Search code examples
neo4japache-kafkaorientdbstream-processingapache-samza

Apache Samza local storage - OrientDB / Neo4J graph instead of KV store


Apache Samza uses RocksDB as the storage engine for local storage. This allows for stateful stream processing and here's a very good overview.

My use case:

  • I have multiple streams of events that I wish to process taken from a system such as Apache Kafka.
  • These events create state - the state I wish to track is based on previous messages received.
  • I wish to generate new stream events based on the calculated state.
  • The input stream events are highly connected and a graph such as OrientDB / Neo4J is the ideal medium for querying the data to create the new stream events.

My question:

Is it possible to use a non-KV store as the local storage for Samza? Has anyone ever done this with OrientDB / Neo4J and is anyone aware of an example?


Solution

  • I've been evaluating Samza and I'm by no means an expert, but I'd recommend you to read the official documentation, and even read through the source code—other than the fact that it's in Scala, it's remarkably approachable.

    In this particular case, toward the bottom of the documentation's page on State Management you have this:

    Other storage engines

    Samza’s fault-tolerance mechanism (sending a local store’s writes to a replicated changelog) is completely decoupled from the storage engine’s data structures and query APIs. While a key-value storage engine is good for general-purpose processing, you can easily add your own storage engines for other types of queries by implementing the StorageEngine interface. Samza’s model is especially amenable to embedded storage engines, which run as a library in the same process as the stream task.

    Some ideas for other storage engines that could be useful: a persistent heap (for running top-N queries), approximate algorithms such as bloom filters and hyperloglog, or full-text indexes such as Lucene. (Patches accepted!)

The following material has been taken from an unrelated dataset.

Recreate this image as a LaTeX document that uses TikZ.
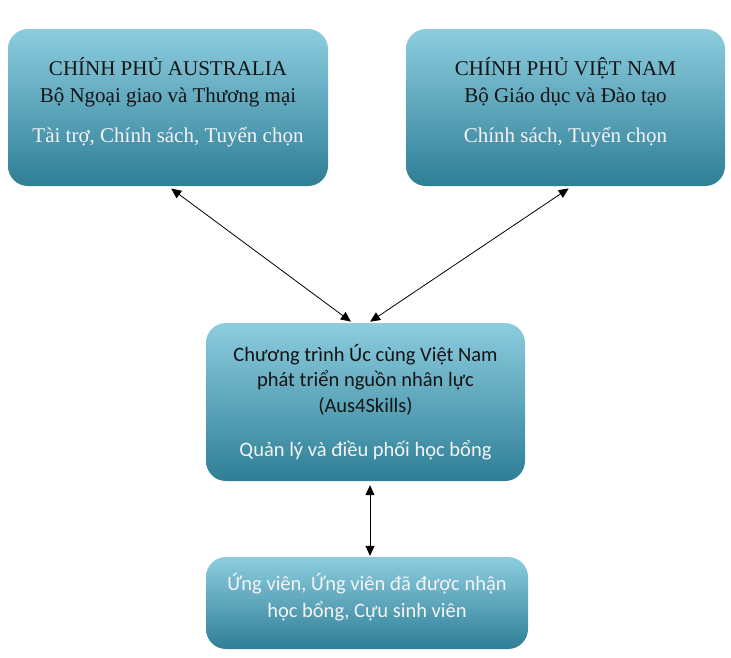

    I actually read through the code for the default StorageEngine implementation about two weeks ago to gain a better sense of how it works. I definitely don't know enough to say much intelligently about it, but I can point you at it:

    The major implementation concerns seem to be:

    1. Logging all changes to a topic so that the store's state can be restored if a task fails.
    2. Restoring the store's state in a performant manner
    3. Batching writes and caching frequent reads in order to save on trips to the raw store.
    4. Reporting metrics about the use of the store.